In the book of The elements of Real Analysis by Bartle, at page 232, it is given that
[...]
Let $J = [a,b]$, and $P$ be a partition of $J$. Define $$S(P; f, g) = \sum_{k=1}^n g(e_k) [f(x_k)- f(x_{k-1})],$$ where $x_{k-1} \leq e_k \leq x_k$, and $x_i$s are the end points of $P$. Let $Q= (y_0, y_1, ..., y_{2n})$ be partition of $J$ obtained by using both $e_k$ and $x_k$ as partition points; hence $x_{2k} = x_k$ and $y_{2k-1} = e_k$. Add and substract the terms $f(x_{2k}) g(x_{2k})$, $k=0,...,n$ to $S(P; f, g)$, and rearrange to obtaion $$S(P; g, f) = f(b)g(b) - f(a)g(a) - \sum_{k=1}^{2n} f(x_i) [g(y_k) - g(y_{k-1})],$$ [...]

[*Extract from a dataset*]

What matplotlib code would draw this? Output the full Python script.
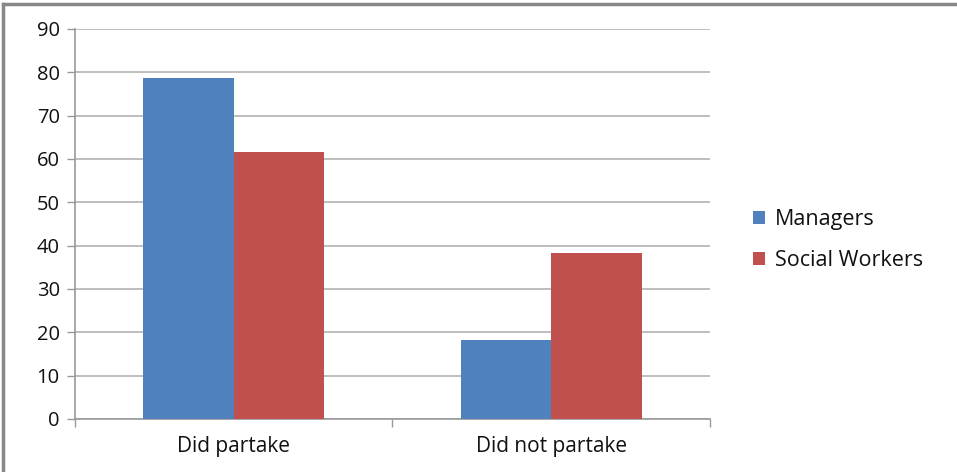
import matplotlib
matplotlib.use("Agg")
import matplotlib.pyplot as plt
import numpy as np

categories = ["Did partake", "Did not partake"]
managers = [78.7, 18.2]
social_workers = [61.7, 38.2]
series_names = ["Managers", "Social Workers"]
colors = ["#4F81BD", "#C0504D"]

plt.rcParams['font.family'] = ['Open Sans', 'DejaVu Sans']

fig = plt.figure(figsize=(9.57, 4.72), dpi=100)
ax = fig.add_axes([75 / 957, 1 - 419 / 472, 635 / 957, 390 / 472])

x = np.arange(len(categories))
width = 1 / 3.5
ax.bar(x - width / 2, managers, width, color=colors[0], label=series_names[0], zorder=3)
ax.bar(x + width / 2, social_workers, width, color=colors[1], label=series_names[1], zorder=3)

ax.set_xlim(-0.5, 1.5)
ax.set_ylim(0, 90)
ax.set_yticks(np.arange(0, 91, 10))
ax.yaxis.grid(True, color="#B3B3B3", linewidth=1.2, zorder=0)
ax.set_xticks(x)
ax.set_xticklabels(categories)
ax.tick_params(axis='x', length=0, pad=12, labelsize=15, colors="#111111")
ax.set_xticks([-0.5, 0.5, 1.5], minor=True)
ax.tick_params(axis='x', which='minor', length=6, color="#999999", width=1)
ax.tick_params(axis='y', length=6, width=1, pad=5, labelsize=14.5, colors="#111111")
ax.tick_params(axis='y', color="#999999")
for s in ["top", "right"]:
    ax.spines[s].set_visible(False)
for s in ["left", "bottom"]:
    ax.spines[s].set_color("#999999")
    ax.spines[s].set_linewidth(1.2)

ax.legend(loc="center left", bbox_to_anchor=(753 / 957, 1 - 240 / 472), bbox_transform=fig.transFigure,
          frameon=False, fontsize=15.5, handlelength=0.55, handleheight=0.55, handletextpad=0.45,
          labelspacing=0.95, labelcolor="#111111", borderpad=0, borderaxespad=0)

# outer chart border (only top and left visible)
fig.add_artist(plt.Line2D([3 / 957, 3 / 957], [0, 1 - 4 / 472], color="#888888", linewidth=2.5))
fig.add_artist(plt.Line2D([3 / 957, 1], [1 - 4 / 472, 1 - 4 / 472], color="#888888", linewidth=2.5))

fig.savefig("out.png", dpi=100)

we get $$\int_a^b f dg + \int_a^b gdf = f(b)g(b) - f(a)g(a)$$
My question is that how the author did obtain $$f(b)g(b) - f(a)g(a) - \sum_{k=1}^{2n} f(x_i) [g(y_k) - g(y_{k-1})]$$ from adding the terms $f(x_{2k}) g(x_{2k})$, $k=0,...,n$ to $$\sum_{k=1}^n g(e_k) [f(x_k)- f(x_{k-1})].$$